Kiewra (cited in Rickards et al., 1997, p.511) compared the performance of the college students who took notes and those who did not take notes. The results showed that those who reviewed their notes performed higher than those who did not review the notes. However, the results in 8 of 24 studies shown that there was no significant difference between those who reviewed and those who did not.
Carrell et al. (2002) allowed their participants to take notes while listening to the passages in the study, but not while listening to the other half. When allowed to take notes, college students performed better on. Both higher and lower proficiency listeners showed the same benefit from note-taking, but note-taking had a larger impact on performance for the short lectures which consumes 2.5 minutes than for the long lectures with 5 minutes and for passages with less familiar topics. These results express that note-taking can be advantageous to performance in listening comprehension tests, but may be less helpful for longer passages, though in neither case is note-taking likely to be disadvantageous to performance.
Hayati and Jalilifar (2009), conducted a research with three groups: uninstructed note-takers (UNTG), Cornell note-takers (CNTG), and non note-takers (NNTG), found a clear link between note-taking strategy and listening comprehension ability. The results showed that college students who were instructed on Cornell Method performed better than the uninstructed note-takers. On the other hand, the mean difference between non note-takers and Cornell note-takers were not statistically significant. They concluded that the explanation for uninstructed note-takers have low performance while in the Cornell note-takers were thought to have originated in some keys such as writing in sentences rather than in phrases, using full words instead of using the symbols and abbreviations, and interfering with listening while note-taking. Other researchers, Killikaya and Kokal-Kardas (2009) compared the academic performance of the college students who were allowed to take notes and with those who were not allowed to take notes. The results showed that participants who were allowed to take notes outperformed their counterparts who were not allowed to do so while listening to lectures.
While studying, it is important to keep a notebook and take notes because jotting down notes during a lecture may help in the development and enhancement of your listening skills, helps you identify important points on the lecture and helps you focus and organize your thoughts.

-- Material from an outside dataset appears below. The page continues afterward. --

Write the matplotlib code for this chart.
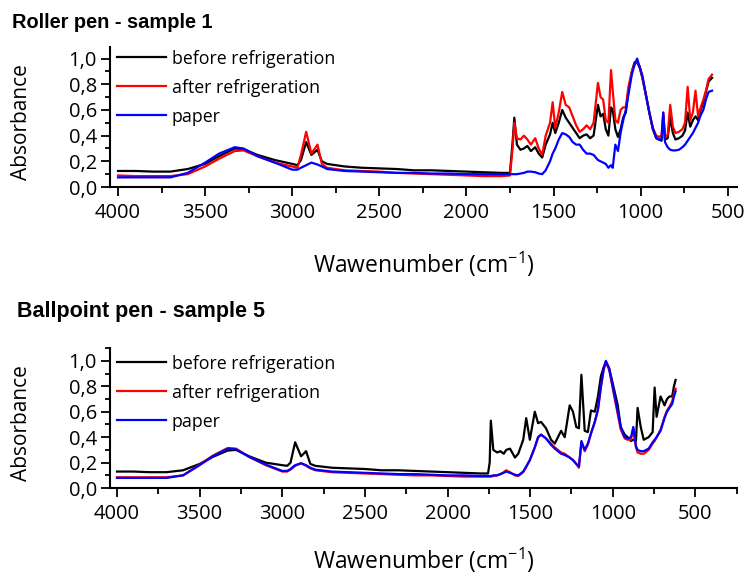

The process of note-taking is closely related to achievement. Given the proper training in note-taking, students will perform at a higher level. ‘Effective note taking doesn’t come naturally; it’s a skill that has to be learned’ (Schlessinger, producer, 2005). Studies show students who were exposed to note-taking methods achieve A’s and B’s more frequently than those who are not (Sallie Mitchell, Public Relations, 2002). Higher grades have been linked to students who have proven to be good note takers. (Carter, Hernandez, & Richison, 2009). The absence of importance placed on note-taking can stunt a student’s ability to progress and succeed in future academic environments. Furthermore, more complete notes yield a higher achievement level (Rafoth, Leal, & DeFabo, 1993).
Studies have shown that note taking helps you listen; it does not interfere with listening and comprehension. Students who study their notes using the recitation method remember one and a half times more after six weeks than students who do not review. Students who take no notes or do not study their notes forget approximately 80% of the lectures by the end of two weeks (Ruschhaupt, 2011).